DESCRIPTION OF THE TASK
Print word for word the first line of the listing below and every line after it, through the line with "var plainA = [2.04,5.3,5.41,11.62];". Leave out the pictures and the rest.

GIVEN INFORMATION
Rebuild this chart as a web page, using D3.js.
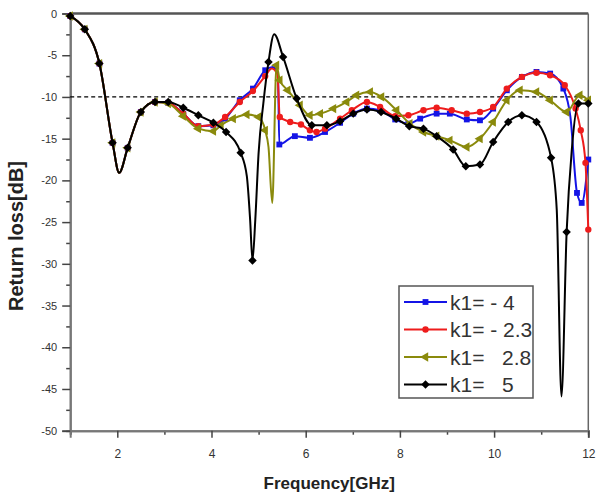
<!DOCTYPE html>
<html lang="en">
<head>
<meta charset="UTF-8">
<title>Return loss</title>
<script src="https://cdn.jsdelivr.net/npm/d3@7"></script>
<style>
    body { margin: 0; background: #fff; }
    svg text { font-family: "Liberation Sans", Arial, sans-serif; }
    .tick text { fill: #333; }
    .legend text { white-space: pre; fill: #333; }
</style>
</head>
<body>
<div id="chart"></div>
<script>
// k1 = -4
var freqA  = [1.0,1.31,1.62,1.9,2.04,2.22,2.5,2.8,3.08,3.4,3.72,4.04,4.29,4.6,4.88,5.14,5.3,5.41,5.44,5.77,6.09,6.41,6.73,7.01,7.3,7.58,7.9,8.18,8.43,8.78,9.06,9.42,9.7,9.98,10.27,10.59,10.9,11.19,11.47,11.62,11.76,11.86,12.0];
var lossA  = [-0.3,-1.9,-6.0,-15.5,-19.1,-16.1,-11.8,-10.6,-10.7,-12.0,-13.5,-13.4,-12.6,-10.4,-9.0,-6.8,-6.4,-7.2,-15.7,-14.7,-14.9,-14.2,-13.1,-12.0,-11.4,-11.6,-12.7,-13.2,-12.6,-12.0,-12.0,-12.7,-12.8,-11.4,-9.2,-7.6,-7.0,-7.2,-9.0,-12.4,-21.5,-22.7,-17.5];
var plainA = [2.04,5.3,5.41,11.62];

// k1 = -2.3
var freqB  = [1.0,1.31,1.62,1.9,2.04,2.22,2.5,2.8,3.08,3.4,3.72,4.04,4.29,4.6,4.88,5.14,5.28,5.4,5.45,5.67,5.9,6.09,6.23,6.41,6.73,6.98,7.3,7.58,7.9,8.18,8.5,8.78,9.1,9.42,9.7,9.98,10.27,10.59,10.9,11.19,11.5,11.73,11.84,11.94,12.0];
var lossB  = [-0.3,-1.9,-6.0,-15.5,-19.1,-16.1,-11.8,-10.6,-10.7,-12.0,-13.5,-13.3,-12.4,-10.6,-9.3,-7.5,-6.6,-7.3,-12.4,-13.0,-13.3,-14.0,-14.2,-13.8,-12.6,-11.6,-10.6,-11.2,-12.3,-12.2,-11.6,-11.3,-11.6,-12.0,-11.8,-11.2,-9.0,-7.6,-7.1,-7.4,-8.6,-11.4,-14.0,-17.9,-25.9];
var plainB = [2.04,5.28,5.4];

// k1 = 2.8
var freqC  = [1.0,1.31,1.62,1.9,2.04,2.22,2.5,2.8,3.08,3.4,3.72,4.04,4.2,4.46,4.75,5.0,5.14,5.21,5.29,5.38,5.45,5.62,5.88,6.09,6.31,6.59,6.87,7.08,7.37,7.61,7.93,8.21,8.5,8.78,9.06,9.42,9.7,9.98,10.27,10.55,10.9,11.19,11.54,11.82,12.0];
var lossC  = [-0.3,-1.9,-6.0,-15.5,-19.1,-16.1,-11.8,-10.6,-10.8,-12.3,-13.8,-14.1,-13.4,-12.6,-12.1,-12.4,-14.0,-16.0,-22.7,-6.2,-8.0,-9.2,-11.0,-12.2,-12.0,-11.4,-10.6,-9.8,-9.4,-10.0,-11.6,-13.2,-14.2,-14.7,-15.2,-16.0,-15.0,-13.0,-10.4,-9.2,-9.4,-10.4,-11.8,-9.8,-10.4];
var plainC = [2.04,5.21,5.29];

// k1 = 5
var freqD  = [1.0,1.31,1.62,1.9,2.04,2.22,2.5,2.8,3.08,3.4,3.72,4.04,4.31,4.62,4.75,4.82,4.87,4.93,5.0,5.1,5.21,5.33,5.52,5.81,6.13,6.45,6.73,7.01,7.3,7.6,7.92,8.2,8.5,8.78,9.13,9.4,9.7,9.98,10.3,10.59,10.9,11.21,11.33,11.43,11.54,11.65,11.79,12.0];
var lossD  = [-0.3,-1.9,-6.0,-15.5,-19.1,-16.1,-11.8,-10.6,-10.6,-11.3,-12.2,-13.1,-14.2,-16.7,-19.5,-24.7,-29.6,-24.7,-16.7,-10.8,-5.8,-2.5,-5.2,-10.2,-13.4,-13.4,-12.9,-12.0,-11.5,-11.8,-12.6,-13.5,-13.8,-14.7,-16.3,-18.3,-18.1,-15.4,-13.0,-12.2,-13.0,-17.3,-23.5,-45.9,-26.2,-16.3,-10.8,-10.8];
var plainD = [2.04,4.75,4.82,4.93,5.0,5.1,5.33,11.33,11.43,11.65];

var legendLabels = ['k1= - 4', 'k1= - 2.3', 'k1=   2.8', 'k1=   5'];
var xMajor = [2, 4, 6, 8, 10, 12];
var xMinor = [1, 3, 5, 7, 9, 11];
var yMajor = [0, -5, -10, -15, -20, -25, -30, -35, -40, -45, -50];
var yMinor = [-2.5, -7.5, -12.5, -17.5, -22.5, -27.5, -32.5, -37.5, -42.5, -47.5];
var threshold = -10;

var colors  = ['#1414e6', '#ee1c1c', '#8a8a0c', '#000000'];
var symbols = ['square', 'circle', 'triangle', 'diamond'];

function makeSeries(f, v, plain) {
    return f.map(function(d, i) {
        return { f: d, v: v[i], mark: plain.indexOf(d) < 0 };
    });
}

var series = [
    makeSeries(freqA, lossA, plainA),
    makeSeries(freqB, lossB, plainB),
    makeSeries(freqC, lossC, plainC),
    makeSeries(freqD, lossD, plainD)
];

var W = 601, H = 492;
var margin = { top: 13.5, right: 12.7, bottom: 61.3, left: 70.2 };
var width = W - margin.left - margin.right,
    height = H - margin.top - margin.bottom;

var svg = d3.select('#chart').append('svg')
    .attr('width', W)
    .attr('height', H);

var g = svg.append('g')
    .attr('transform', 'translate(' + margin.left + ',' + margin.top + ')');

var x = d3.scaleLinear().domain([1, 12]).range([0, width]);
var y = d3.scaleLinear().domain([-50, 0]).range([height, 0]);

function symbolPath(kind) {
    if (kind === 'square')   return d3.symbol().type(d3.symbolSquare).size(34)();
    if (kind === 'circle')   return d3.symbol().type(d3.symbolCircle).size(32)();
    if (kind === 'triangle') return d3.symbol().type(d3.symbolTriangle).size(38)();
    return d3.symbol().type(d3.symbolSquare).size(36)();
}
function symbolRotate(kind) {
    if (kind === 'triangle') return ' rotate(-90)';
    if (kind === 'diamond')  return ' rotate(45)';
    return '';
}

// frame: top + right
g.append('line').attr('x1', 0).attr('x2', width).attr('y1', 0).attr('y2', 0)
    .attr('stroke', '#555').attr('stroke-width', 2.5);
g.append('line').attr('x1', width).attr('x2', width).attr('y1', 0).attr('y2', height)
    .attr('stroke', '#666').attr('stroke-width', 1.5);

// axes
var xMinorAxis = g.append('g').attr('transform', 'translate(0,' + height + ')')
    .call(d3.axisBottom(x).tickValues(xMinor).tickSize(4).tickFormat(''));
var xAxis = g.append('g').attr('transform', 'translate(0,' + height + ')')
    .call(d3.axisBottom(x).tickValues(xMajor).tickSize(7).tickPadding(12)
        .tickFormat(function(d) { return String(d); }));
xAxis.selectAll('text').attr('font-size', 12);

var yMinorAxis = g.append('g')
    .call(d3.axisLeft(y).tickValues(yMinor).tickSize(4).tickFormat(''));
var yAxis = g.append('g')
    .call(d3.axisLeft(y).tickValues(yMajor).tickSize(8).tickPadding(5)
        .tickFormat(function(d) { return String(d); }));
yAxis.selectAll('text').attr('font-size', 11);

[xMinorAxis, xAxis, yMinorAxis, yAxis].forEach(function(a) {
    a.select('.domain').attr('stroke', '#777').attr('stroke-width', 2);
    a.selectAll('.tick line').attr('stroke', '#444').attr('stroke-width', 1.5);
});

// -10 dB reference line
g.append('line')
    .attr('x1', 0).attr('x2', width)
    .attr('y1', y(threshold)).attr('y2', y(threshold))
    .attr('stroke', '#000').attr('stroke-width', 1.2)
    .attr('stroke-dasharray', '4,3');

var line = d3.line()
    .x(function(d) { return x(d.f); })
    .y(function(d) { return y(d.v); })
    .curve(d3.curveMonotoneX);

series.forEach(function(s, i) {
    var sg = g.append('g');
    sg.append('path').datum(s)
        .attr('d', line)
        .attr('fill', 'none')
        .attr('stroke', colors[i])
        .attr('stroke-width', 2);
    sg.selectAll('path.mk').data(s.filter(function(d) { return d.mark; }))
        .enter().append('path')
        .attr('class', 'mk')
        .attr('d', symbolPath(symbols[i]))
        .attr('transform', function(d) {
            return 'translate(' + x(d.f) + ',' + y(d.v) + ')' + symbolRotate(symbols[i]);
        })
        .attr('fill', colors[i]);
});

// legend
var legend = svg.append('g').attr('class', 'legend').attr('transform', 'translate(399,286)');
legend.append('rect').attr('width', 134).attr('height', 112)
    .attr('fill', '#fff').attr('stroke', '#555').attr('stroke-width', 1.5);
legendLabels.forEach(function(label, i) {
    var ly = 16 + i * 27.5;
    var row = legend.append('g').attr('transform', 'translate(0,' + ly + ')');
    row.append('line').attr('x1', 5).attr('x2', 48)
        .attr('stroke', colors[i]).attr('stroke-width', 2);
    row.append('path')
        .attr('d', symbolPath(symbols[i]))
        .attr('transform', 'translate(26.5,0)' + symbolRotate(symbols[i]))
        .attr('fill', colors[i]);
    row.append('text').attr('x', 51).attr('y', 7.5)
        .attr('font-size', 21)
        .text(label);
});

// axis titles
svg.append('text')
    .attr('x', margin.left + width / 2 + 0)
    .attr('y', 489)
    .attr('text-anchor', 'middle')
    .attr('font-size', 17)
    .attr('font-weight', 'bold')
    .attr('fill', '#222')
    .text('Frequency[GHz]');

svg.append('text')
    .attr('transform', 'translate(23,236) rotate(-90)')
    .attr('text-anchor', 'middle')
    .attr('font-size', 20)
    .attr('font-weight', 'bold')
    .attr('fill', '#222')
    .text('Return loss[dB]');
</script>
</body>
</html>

OUTPUT OF THE TASK
Rebuild this chart as a web page, using D3.js.
<!DOCTYPE html>
<html lang="en">
<head>
<meta charset="UTF-8">
<title>Return loss</title>
<script src="https://cdn.jsdelivr.net/npm/d3@7"></script>
<style>
    body { margin: 0; background: #fff; }
    svg text { font-family: "Liberation Sans", Arial, sans-serif; }
    .tick text { fill: #333; }
    .legend text { white-space: pre; fill: #333; }
</style>
</head>
<body>
<div id="chart"></div>
<script>
// k1 = -4
var freqA  = [1.0,1.31,1.62,1.9,2.04,2.22,2.5,2.8,3.08,3.4,3.72,4.04,4.29,4.6,4.88,5.14,5.3,5.41,5.44,5.77,6.09,6.41,6.73,7.01,7.3,7.58,7.9,8.18,8.43,8.78,9.06,9.42,9.7,9.98,10.27,10.59,10.9,11.19,11.47,11.62,11.76,11.86,12.0];
var lossA  = [-0.3,-1.9,-6.0,-15.5,-19.1,-16.1,-11.8,-10.6,-10.7,-12.0,-13.5,-13.4,-12.6,-10.4,-9.0,-6.8,-6.4,-7.2,-15.7,-14.7,-14.9,-14.2,-13.1,-12.0,-11.4,-11.6,-12.7,-13.2,-12.6,-12.0,-12.0,-12.7,-12.8,-11.4,-9.2,-7.6,-7.0,-7.2,-9.0,-12.4,-21.5,-22.7,-17.5];
var plainA = [2.04,5.3,5.41,11.62];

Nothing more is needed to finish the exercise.